С большой яркостью вырисовывается в моей памяти замечательно интересный открытый диспут в Историческом обществе по поводу тайны старца Феодора Кузмича: был ли он Александром I или нет (незадолго до этого за рубежом вышли две книги на эту тему)? Русское историческое общество устроило открытую дискуссию со вступительным докладом доцента Саханева и при участии в прениях таких выдающихся знатоков, как профессор Кизеветтер, профессор Завадский, и других специалистов. Общая тенденция и докладчика Саханева, и главных оппонентов сводилась к тому, что нет доказательств, будто Феодор Кузмич был Александром I. Профессор Кизеветтер не без пафоса говорил, что Император Всероссийский не иголка, дабы его могли потерять в стоге сена, и что все это легенда. Профессор Завадский высказал соображение, что целый ряд доказательств тождества Феодора Кузмича и Александра I на самом деле — произвольно подобранный материал, который может укрепить точку зрения верующих, но не может укрепить объективную истину. Профессор же Калитинский задал только два вопроса. Он сказал, что остается непонятным следующее: если это не Александр I, о чем как будто свидетельствует ряд косвенных доказательств, то кто же этот таинственный Феодор Кузмич? Покуда нет ответа на этот вопрос, легенда будет оставаться. Второй вопрос: почему, если в этом не было нужды, император Николай I немедленно после того, как он неожиданно для себя оказался на престоле, столько внимания посвятил обстоятельствам смерти Александра I? Почему целый ряд документов был затребован в Петербург? Почему были приняты странные военные меры предосторожности, чем это объясняется? Это мероприятие Николая I как будто свидетельствует о том, что правительство в чем-то не было уверено, чего-то боялось, но чего именно? Декабристское восстание уже было сломлено, с революционной ситуацией в России покончено — чего же они боялись?

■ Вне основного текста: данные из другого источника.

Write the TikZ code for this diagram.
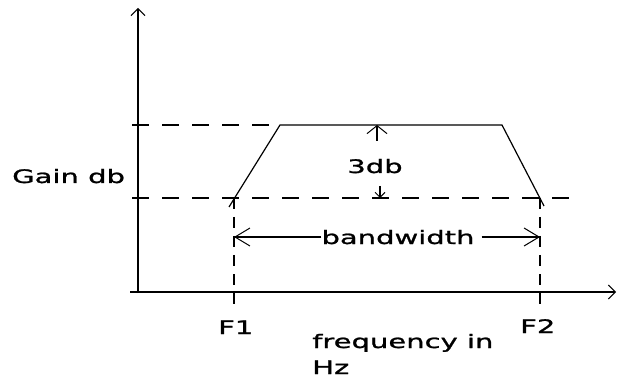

Почему должно было быть такое чрезвычайное напряжение во всем, покуда останки императора Александра I везли из Таганрога и погребали в Петропавловском соборе? И это тоже нужно проанализировать, ибо подобные действия производят впечатление, что современники думали не так, как думают сейчас наши аналитики. И затем третий момент: А. А. Кизеветтер считает, что тайна не могла быть соблюдаема многими людьми. Но он, Калитинский, полагает, что на столь высоком уровне и при такой преданности императору, какая существовала, подобные тайны как раз могли удерживаться. И он сослался на ряд примеров из XVIII века, когда мы до сих пор не знаем точно целый ряд подробностей именно потому, что лица, которые об этом знали (их был небольшой круг), считали себя связанными молчанием. Под его методологическим воздействием выступил Н. М. Беляев, который не согласился с анализом портретов и посмертных масок, данным Саханевым, а заявил, что, наоборот, по его мнению, как историка искусства, они подтверждают тождество портретов Александра I и маски Феодора Кузмича, так как методологически, по принципам, принятым в истории искусства, они указывают на тождество названных лиц. Таково было беляевское дополнение. В целом оба выступления произвели большой эффект, и кажется, устроители были очень недовольны, потому что вдруг почувствовали себя, как всегда при выступлениях Калитинского, немножко в подвешенном состоянии именно потому, что последний опирался на методологию. Эта методологическая сила профессора Калитинского была невероятна и уникальна! Я никогда более не встречал в чистом виде столь четко разработанную методологию, как у Калитинского. Поэтому я ему благодарен по гроб жизни за то, что он в те юные годы направил мое внимание на важность методологии.
К сожалению, он вышел из нашей игры довольно трагически в 1930 году. Это произошло совершенно неожиданно и в разгар его деятельности. У Калитинского было довольно трудное личное положение. Его жена Мария Николаевна Германова, мать их сына, который учился в Швейцарии в те годы, красавица, бывшая артистка Художественного театра, покинула Александра Петровича, став подругой богатого индуса, который создал ей совсем иные условия жизни, обеспечив и ее сына в Швейцарии. Александр Петрович получал приличную, но не очень высокую академическую стипендию. Его сильно удручала создавшаяся ситуация, и, хотя он это скрывал, лица, близкие к нему, знали, что она гложет его день и ночь. Это было первое обстоятельство. Второе заключалось в том, что здоровье Масарика все ухудшалось, и предполагали, что скоро он уйдет в отставку. Становилось совершенно ясно, что, в связи с общим изменением отношения к Советскому Союзу в Чехословакии, под ударом окажется финансирование Семинария Кондакова в персональном его составе. Проблема, которую пока что Масарик еще предотвращал своей властью.